# Material:
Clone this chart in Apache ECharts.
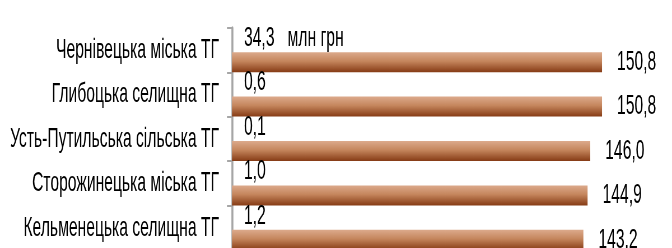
<!DOCTYPE html>
<html>
<head>
<meta charset="utf-8">
<script src="https://cdn.jsdelivr.net/npm/echarts@6/dist/echarts.min.js"></script>
<style>
    html, body { margin: 0; padding: 0; background: #fff; overflow: hidden; }
    #wrap { width: 672px; height: 248px; overflow: hidden; }
    #chart { height: 248px; transform-origin: 0 0; }
</style>
</head>
<body>
<div id="wrap"><div id="chart"></div></div>
<script>
// Data (top to bottom)
const communities = [
    'Чернівецька міська ТГ',
    'Глибоцька селищна ТГ',
    'Усть-Путильська сільська ТГ',
    'Сторожинецька міська ТГ',
    'Кельменецька селищна ТГ'
];
const smallValues = [34.3, 0.6, 0.1, 1.0, 1.2];
const bigValues = [150.8, 150.8, 146.0, 144.9, 143.2];
const unitLabel = 'млн грн';

// the original picture is squeezed horizontally, so the chart is drawn wider and scaled down
const sx = 0.56;
const chartDom = document.getElementById('chart');
chartDom.style.width = (672 / sx) + 'px';
chartDom.style.transform = 'scaleX(' + sx + ')';

const fmt = (v) => v.toFixed(1).replace('.', ',');
const fontFamily = '"Liberation Sans", Arial, sans-serif';

const chart = echarts.init(chartDom, null, { renderer: 'canvas' });

chart.setOption({
    animation: false,
    grid: {
        left: 232 / sx,
        top: 28,
        width: 392.6 / sx,
        height: 222,
        outerBoundsMode: 'none'
    },
    xAxis: {
        type: 'value',
        min: 0,
        max: 160,
        show: false
    },
    yAxis: {
        type: 'category',
        data: communities,
        inverse: true,
        axisLine: { show: true, lineStyle: { color: '#a6a6a6', width: 2 / sx } },
        axisTick: { show: true, length: 5 / sx, lineStyle: { color: '#a6a6a6', width: 2 } },
        axisLabel: {
            color: '#000',
            fontFamily: fontFamily,
            fontSize: 28,
            margin: 13 / sx
        },
        splitLine: { show: false }
    },
    series: [
        {
            // hidden series, only its labels are shown
            name: 'small',
            type: 'bar',
            data: smallValues,
            barWidth: 20,
            barGap: '20%',
            itemStyle: { color: 'rgba(0,0,0,0)' },
            label: {
                show: true,
                position: 'insideLeft',
                distance: 12 / sx,
                color: '#000',
                fontFamily: fontFamily,
                fontSize: 28,
                formatter: (p) => p.dataIndex === 0 ? fmt(p.value) + '   ' + unitLabel : fmt(p.value)
            }
        },
        {
            name: 'big',
            type: 'bar',
            data: bigValues,
            barWidth: 20,
            itemStyle: {
                color: new echarts.graphic.LinearGradient(0, 0, 0, 1, [
                    { offset: 0, color: '#dcaa8c' },
                    { offset: 0.45, color: '#c5865d' },
                    { offset: 1, color: '#863b15' }
                ])
            },
            label: {
                show: true,
                position: 'right',
                distance: 15 / sx,
                color: '#000',
                fontFamily: fontFamily,
                fontSize: 28,
                formatter: (p) => fmt(p.value)
            }
        }
    ]
});
</script>
</body>
</html>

# Required work:
Return each line from the material above exactly, but not the pictures.

# Answer for the task:
Clone this chart in Apache ECharts.
<!DOCTYPE html>
<html>
<head>
<meta charset="utf-8">
<script src="https://cdn.jsdelivr.net/npm/echarts@6/dist/echarts.min.js"></script>
<style>
    html, body { margin: 0; padding: 0; background: #fff; overflow: hidden; }
    #wrap { width: 672px; height: 248px; overflow: hidden; }
    #chart { height: 248px; transform-origin: 0 0; }
</style>
</head>
<body>
<div id="wrap"><div id="chart"></div></div>
<script>
// Data (top to bottom)
const communities = [
    'Чернівецька міська ТГ',
    'Глибоцька селищна ТГ',
    'Усть-Путильська сільська ТГ',
    'Сторожинецька міська ТГ',
    'Кельменецька селищна ТГ'
];
const smallValues = [34.3, 0.6, 0.1, 1.0, 1.2];
const bigValues = [150.8, 150.8, 146.0, 144.9, 143.2];
const unitLabel = 'млн грн';

// the original picture is squeezed horizontally, so the chart is drawn wider and scaled down
const sx = 0.56;
const chartDom = document.getElementById('chart');
chartDom.style.width = (672 / sx) + 'px';
chartDom.style.transform = 'scaleX(' + sx + ')';

const fmt = (v) => v.toFixed(1).replace('.', ',');
const fontFamily = '"Liberation Sans", Arial, sans-serif';

const chart = echarts.init(chartDom, null, { renderer: 'canvas' });

chart.setOption({
    animation: false,
    grid: {
        left: 232 / sx,
        top: 28,
        width: 392.6 / sx,
        height: 222,
        outerBoundsMode: 'none'
    },
    xAxis: {
        type: 'value',
        min: 0,
        max: 160,
        show: false
    },
    yAxis: {
        type: 'category',
        data: communities,
        inverse: true,
        axisLine: { show: true, lineStyle: { color: '#a6a6a6', width: 2 / sx } },
        axisTick: { show: true, length: 5 / sx, lineStyle: { color: '#a6a6a6', width: 2 } },
        axisLabel: {
            color: '#000',
            fontFamily: fontFamily,
            fontSize: 28,
            margin: 13 / sx
        },
        splitLine: { show: false }
    },
    series: [
        {
            // hidden series, only its labels are shown
            name: 'small',
            type: 'bar',
            data: smallValues,
            barWidth: 20,
            barGap: '20%',
            itemStyle: { color: 'rgba(0,0,0,0)' },
            label: {
                show: true,
                position: 'insideLeft',
                distance: 12 / sx,
                color: '#000',
                fontFamily: fontFamily,
                fontSize: 28,
                formatter: (p) => p.dataIndex === 0 ? fmt(p.value) + '   ' + unitLabel : fmt(p.value)
            }
        },
        {
            name: 'big',
            type: 'bar',
            data: bigValues,
            barWidth: 20,
            itemStyle: {
                color: new echarts.graphic.LinearGradient(0, 0, 0, 1, [
                    { offset: 0, color: '#dcaa8c' },
                    { offset: 0.45, color: '#c5865d' },
                    { offset: 1, color: '#863b15' }
                ])
            },
            label: {
                show: true,
                position: 'right',
                distance: 15 / sx,
                color: '#000',
                fontFamily: fontFamily,
                fontSize: 28,
                formatter: (p) => fmt(p.value)
            }
        }
    ]
});
</script>
</body>
</html>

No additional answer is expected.